== INSTRUCTIONS FOR THE TASK ==
Pictures must not be retyped. Return exactly the lines from the one with "Recreate this image" through the one with "const axisMin = 0, axisMax", both included, and no others.
::: SUPPLIED DATA
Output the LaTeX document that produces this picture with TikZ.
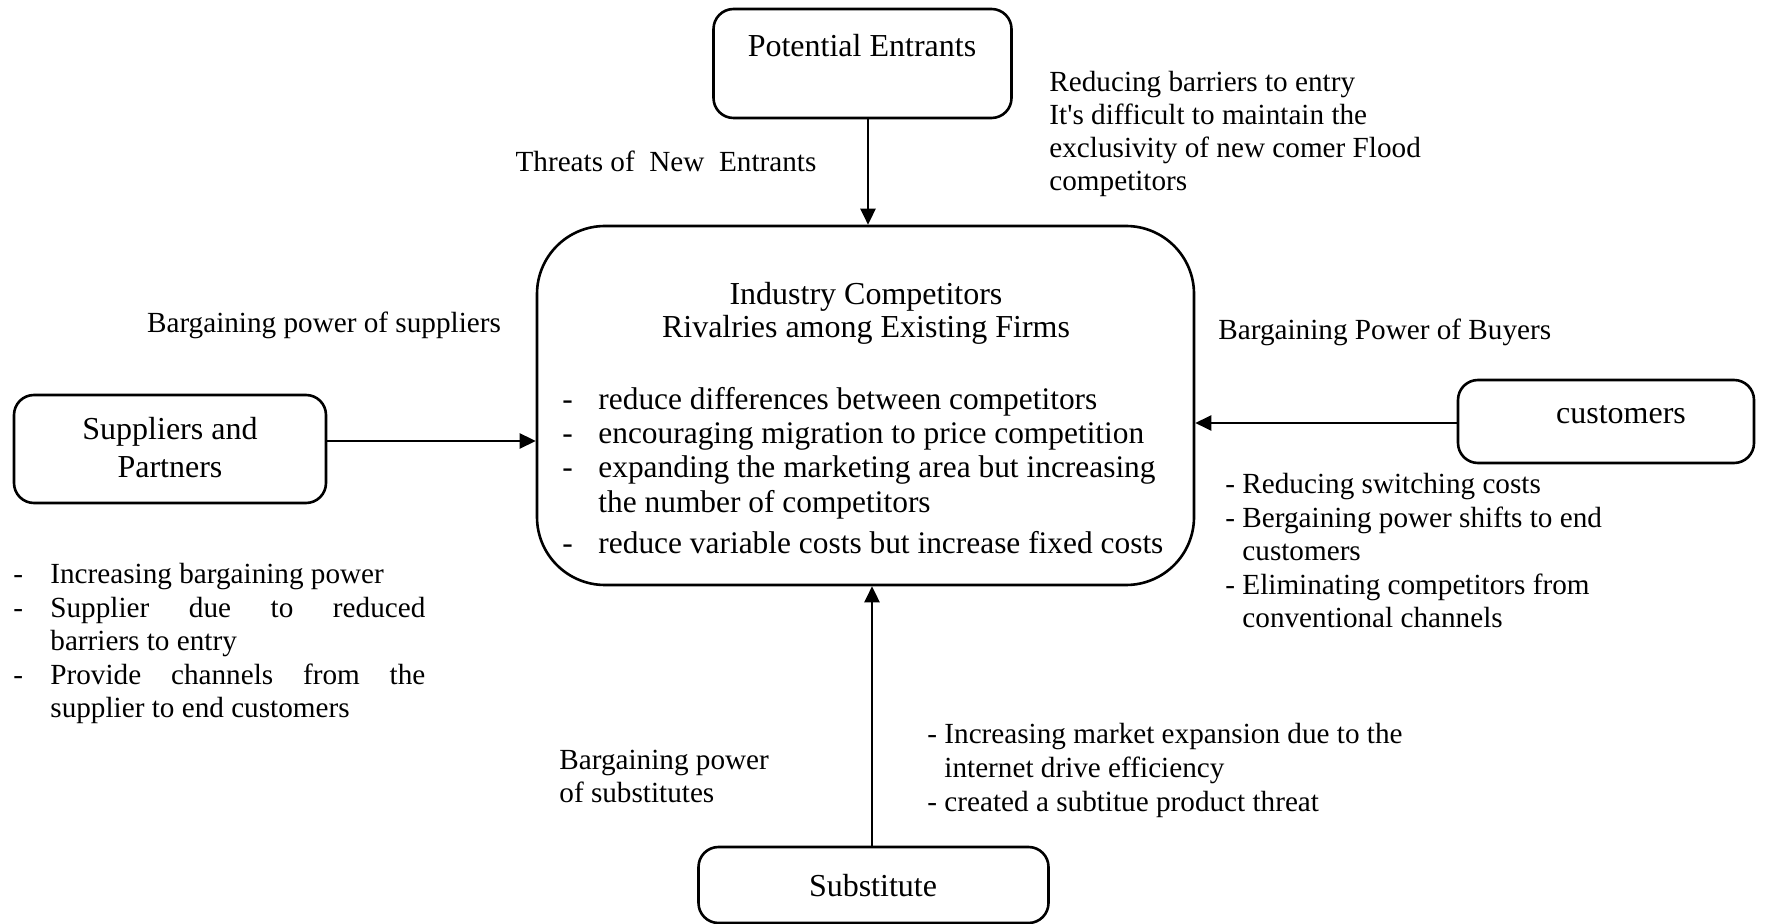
\documentclass[tikz,border=0pt]{standalone}
\usepackage{fontspec}
\setmainfont{Liberation Serif}
\usetikzlibrary{arrows.meta}
\newcommand\txtside{\fontsize{14.6}{16.7}\selectfont}
\newcommand\txtmain{\fontsize{15.7}{17.25}\selectfont}
\newcommand\txttitle{\fontsize{16}{16}\selectfont}
\newcommand\txtbox{\fontsize{16}{19}\selectfont}
\begin{document}
\begin{tikzpicture}[x=0.5pt,y=-0.5pt,
  box/.style={draw, line width=1.3pt, rounded corners=10pt, inner sep=0},
  arr/.style={-{Triangle[length=8pt,width=7.5pt]}, line width=1.3pt},
  lbl/.style={inner sep=0, anchor=base, font=\txtbox, align=center},
  side/.style={inner sep=0, anchor=base west, font=\txtside},
  sidec/.style={inner sep=0, anchor=base, font=\txtside},
  mtxt/.style={inner sep=0, anchor=base west, font=\txtmain}]
\useasboundingbox (0,0) rectangle (1788,924);
% boxes
\node[box, minimum width=149pt, minimum height=54.5pt] (pe) at (862.5,63.5) {};
\node[box, rounded corners=34pt, minimum width=328.5pt, minimum height=179.5pt] (main) at (865.5,405.5) {};
\node[box, minimum width=156pt, minimum height=54pt] (sup) at (170,449) {};
\node[box, minimum width=148pt, minimum height=41.5pt] (cus) at (1606,421.5) {};
\node[box, minimum width=175pt, minimum height=38pt] (sub) at (873.5,885) {};
% box labels
\node[lbl] (peL) at (862,57) {Potential Entrants};
\node[lbl, anchor=base] (supL) at (170,440) {\parbox[t]{150pt}{\centering\txtbox Suppliers and\\Partners}};
\node[lbl] (cusL) at (1621,424) {customers};
\node[lbl] (subL) at (873,896) {Substitute};
% main text
\node[inner sep=0, anchor=base] (mT) at (866,305) {\parbox[t]{300pt}{\centering\txttitle\baselineskip=16.5pt Industry Competitors\\Rivalries among Existing Firms}};
\node[mtxt] (mD1) at (562,410) {-};
\node[mtxt] (mD2) at (562,444) {-};
\node[mtxt] (mD3) at (562,478) {-};
\node[mtxt] (mD5) at (562,554) {-};
\node[mtxt] (mB1) at (598,410) {reduce differences between competitors};
\node[mtxt] (mB2) at (598,444) {encouraging migration to price competition};
\node[mtxt] (mB3) at (598,478) {expanding the marketing area but increasing};
\node[mtxt] (mB4) at (598,513) {the number of competitors};
\node[mtxt] (mB5) at (598,554) {reduce variable costs but increase fixed costs};
% side labels
\node[sidec] (tNE) at (666,172) {Threats of\ \ New\ \ Entrants};
\node[side] (tPE) at (1049,92) {\parbox[t]{250pt}{\raggedright\txtside\baselineskip=16.5pt Reducing barriers to entry\\It\textquotesingle s difficult to maintain the\\exclusivity of new comer Flood\\competitors}};
\node[sidec] (tBS) at (324,333) {Bargaining power of suppliers};
\node[side] (tBB) at (1218,340) {Bargaining Power of Buyers};
\node[side] (tSD) at (13,584) {\parbox[t]{20pt}{\txtside -\\-\\\mbox{}\\-}};
\node[side] (tSB) at (50,584) {\parbox[t]{187.5pt}{\txtside Increasing bargaining power\par Supplier due to reduced\linebreak barriers to entry\par Provide channels from the\linebreak supplier to end customers}};
\node[side] (tCB) at (1225,494) {\parbox[t]{250pt}{\raggedright\txtside\baselineskip=16.7pt - Reducing switching costs\\- Bergaining power shifts to end\\\hphantom{- }customers\\- Eliminating competitors from\\\hphantom{- }conventional channels}};
\node[side] (tBSub) at (559,769) {\parbox[t]{150pt}{\raggedright\txtside\baselineskip=16.5pt Bargaining power\\of substitutes}};
\node[side] (tSubB) at (927,743) {\parbox[t]{250pt}{\raggedright\txtside\baselineskip=17pt - Increasing market expansion due to the\\\hphantom{- }internet drive efficiency\\- created a subtitue product threat}};
% connectors
\coordinate (ax1) at (868,0);
\coordinate (ax2) at (872,0);
\coordinate (ay1) at (0,441);
\coordinate (ay2) at (0,423);
\draw[arr] (pe.south -| ax1) -- (main.north -| ax1);
\draw[arr] (sub.north -| ax2) -- (main.south -| ax2);
\draw[arr] (sup.east |- ay1) -- (main.west |- ay1);
\draw[arr] (cus.west |- ay2) -- (main.east |- ay2);
\end{tikzpicture}
\end{document}
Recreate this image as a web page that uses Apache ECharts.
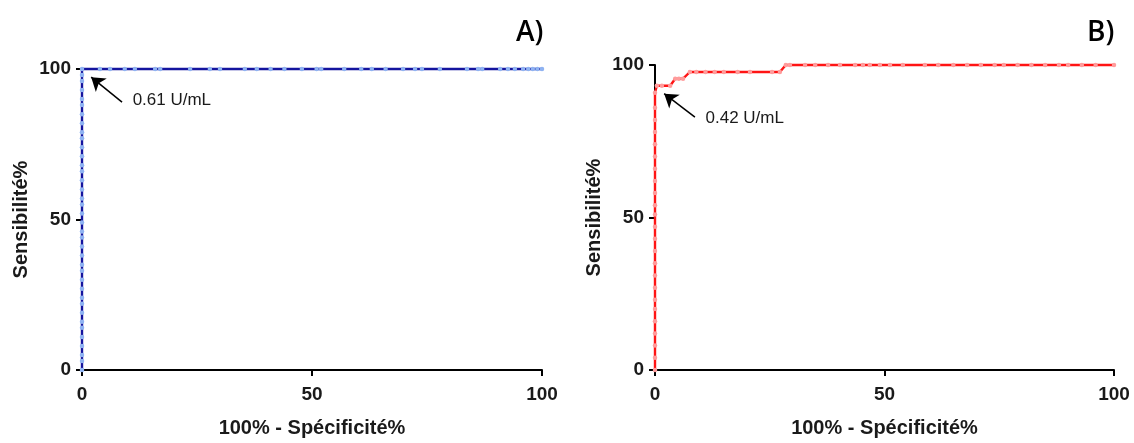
<!DOCTYPE html>
<html>
<head>
<meta charset="utf-8">
<script src="https://cdn.jsdelivr.net/npm/echarts@6/dist/echarts.min.js"></script>
<style>
html,body{margin:0;padding:0;background:#fff;overflow:hidden;}
#chart{width:1134px;height:443px;}
</style>
</head>
<body>
<div id="chart"></div>
<script>
// ---- Data ----
const panelTitles = ['A)', 'B)'];
const xAxisName = '100% - Spécificité%';
const yAxisName = 'Sensibilité%';
const axisMin = 0, axisMax = 100, axisInterval = 50;

// Panel A ROC (100% - specificity, sensitivity)
const rocA_x = [0,0,0,0,0,0,0,0,0,0,0,0,0,0,0,0,0,0,0,0,0,0,0,0,0,0,0,0,0,0,0,0,0,0,0,0,0,0,
  3.9,6.1,9.3,11.5,15.9,17,23.5,27.8,30,35.4,38,41,44,47.8,51,52,57,60.7,63,66,69.8,72.4,73.9,77.8,83.7,86.1,87,90.9,92.6,94.1,95.9,97,98,99,100];
const rocA_y = [0,3,5,8,11,14,16,19,22,24,27,30,33,35,38,41,44,46,49,52,55,57,60,63,66,68,71,74,77,79,82,85,88,90,93,96,98,100,
  100,100,100,100,100,100,100,100,100,100,100,100,100,100,100,100,100,100,100,100,100,100,100,100,100,100,100,100,100,100,100,100,100,100,100];

// Panel B ROC
const rocB_x = [0,0,0,0,0,0,0,0,0,0,0,0,0,0,0,0,0,0,0,0,0,0,0,0,
  0.4,1.5,3.3,4.4,5.2,6.1,7.6,9,11,13,15,18,20.7,25.5,27.2,28.5,29.4,32.7,34.9,37.7,40.3,43.6,45.3,46.8,49,51.2,54,58.8,61.7,65,68,71,74,76,79,82,85,88,90,93,96,100];
const rocB_y = [0,4,8,12,16,20,23,27,31,35,39,43,47,51,54,58,62,66,70,74,78,82,86,90.9,
  93.2,93.2,93.2,95.5,95.5,95.5,97.7,97.7,97.7,97.7,97.7,97.7,97.7,97.7,97.7,100,100,100,100,100,100,100,100,100,100,100,100,100,100,100,100,100,100,100,100,100,100,100,100,100,100,100];

// Annotations: cut-off labels and arrow (tail -> head) in data units
const cutoffLabels = ['0.61 U/mL', '0.42 U/mL'];
const arrowA = [[8.7, 89.0], [2.0, 97.3]];
const arrowB = [[8.7, 82.9], [2.0, 90.6]];
const labelPosA = [10.9, 89.5];
const labelPosB = [10.9, 82.6];

// ---- Chart ----
const chart = echarts.init(document.getElementById('chart'));
const tickFont = {fontFamily: 'Liberation Sans, Arial, sans-serif', fontWeight: 'bold', fontSize: 19, color: '#1a1a1a'};
const nameFont = {fontFamily: 'Liberation Sans, Arial, sans-serif', fontWeight: 'bold', fontSize: 20, color: '#1a1a1a'};

function xAx(gi) {
  return {
    type: 'value', gridIndex: gi, min: axisMin, max: axisMax, interval: axisInterval,
    name: xAxisName, nameLocation: 'middle', nameGap: 48, nameTextStyle: nameFont,
    axisLine: {show: true, onZero: false, lineStyle: {color: '#000', width: 2}},
    axisTick: {show: true, length: 6, lineStyle: {color: '#000', width: 2}},
    axisLabel: Object.assign({margin: 15}, tickFont),
    splitLine: {show: false}
  };
}
function yAx(gi) {
  return {
    type: 'value', gridIndex: gi, min: axisMin, max: axisMax, interval: axisInterval,
    name: yAxisName, nameLocation: 'middle', nameGap: 51, nameTextStyle: nameFont,
    axisLine: {show: true, lineStyle: {color: '#000', width: 2}},
    axisTick: {show: true, length: 6, lineStyle: {color: '#000', width: 2}},
    axisLabel: Object.assign({margin: 11}, tickFont),
    splitLine: {show: false}
  };
}
function zip(xs, ys) { return xs.map((x, i) => [x, ys[i]]); }

function rocSeries(gi, xs, ys, lineColor, dotColor, arrow, labelPos, labelText) {
  return {
    type: 'line', xAxisIndex: gi, yAxisIndex: gi,
    data: zip(xs, ys), clip: false,
    symbol: 'circle', symbolSize: 4.5, showSymbol: true,
    itemStyle: {color: dotColor, borderWidth: 0},
    lineStyle: {color: lineColor, width: 2.4},
    emphasis: {disabled: true}, animation: false,
    markLine: {
      silent: true, animation: false,
      symbol: ['none', 'arrow'], symbolSize: 13,
      lineStyle: {color: '#000', width: 1.5, type: 'solid'},
      itemStyle: {color: '#000'},
      label: {show: false},
      data: [[{coord: arrow[0]}, {coord: arrow[1]}]]
    },
    markPoint: {
      silent: true, animation: false,
      symbol: 'circle', symbolSize: 1, itemStyle: {color: 'rgba(0,0,0,0)'},
      label: {show: true, position: 'right', distance: 0, formatter: labelText,
        fontFamily: 'Liberation Sans, Arial, sans-serif', fontSize: 17, color: '#1a1a1a'},
      data: [{coord: labelPos}]
    }
  };
}

chart.setOption({
  backgroundColor: '#fff',
  animation: false,
  title: [
    {text: panelTitles[0], left: 511, top: 14, textStyle: {fontFamily: 'Open Sans, Noto Sans, sans-serif', fontWeight: 600, fontSize: 28, color: '#000'}},
    {text: panelTitles[1], left: 1082, top: 14, textStyle: {fontFamily: 'Open Sans, Noto Sans, sans-serif', fontWeight: 600, fontSize: 28, color: '#000'}}
  ],
  grid: [
    {left: 82, top: 69, width: 460, height: 306},
    {left: 655, top: 65, width: 459, height: 310}
  ],
  xAxis: [xAx(0), xAx(1)],
  yAxis: [yAx(0), yAx(1)],
  series: [
    rocSeries(0, rocA_x, rocA_y, '#14149e', '#8fb3f2', arrowA, labelPosA, cutoffLabels[0]),
    rocSeries(1, rocB_x, rocB_y, '#ff1414', '#ff9c9c', arrowB, labelPosB, cutoffLabels[1])
  ]
});
</script>
</body>
</html>
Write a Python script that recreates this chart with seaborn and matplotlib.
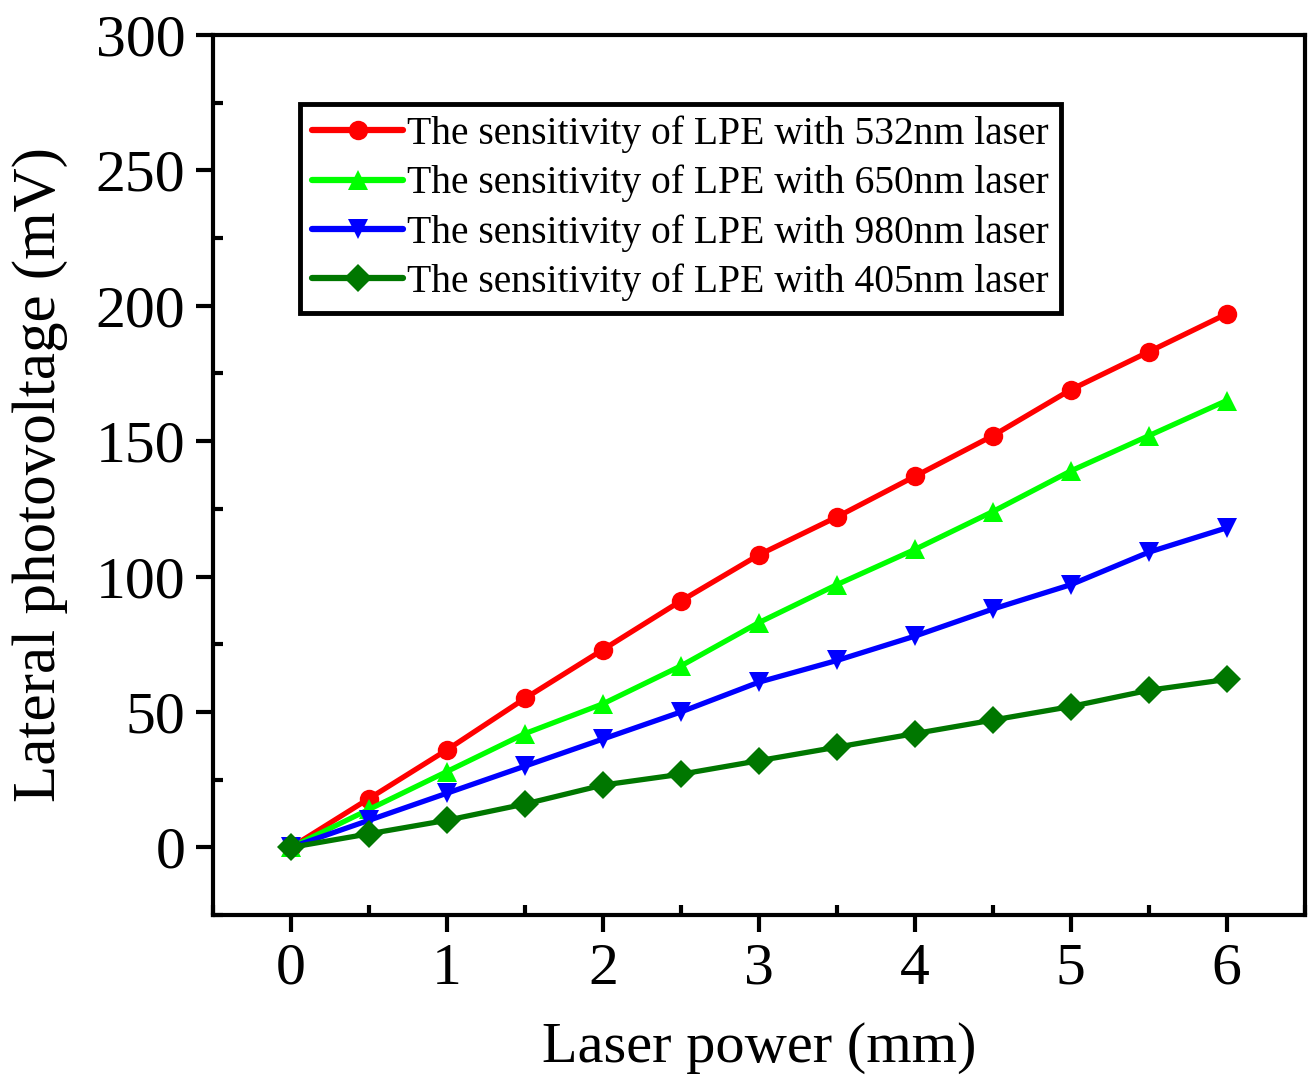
::::::
== EXERCISE RESULT ==
Recreate this image as a web page that uses Apache ECharts.
<!DOCTYPE html>
<html>
<head>
<meta charset="utf-8">
<script src="https://cdn.jsdelivr.net/npm/echarts@6/dist/echarts.min.js"></script>
<style>
html,body{margin:0;padding:0;background:#fff;overflow:hidden;}
#chart{width:1134px;height:443px;}
</style>
</head>
<body>
<div id="chart"></div>
<script>
// ---- Data ----
const panelTitles = ['A)', 'B)'];
const xAxisName = '100% - Spécificité%';
const yAxisName = 'Sensibilité%';
const axisMin = 0, axisMax = 100, axisInterval = 50;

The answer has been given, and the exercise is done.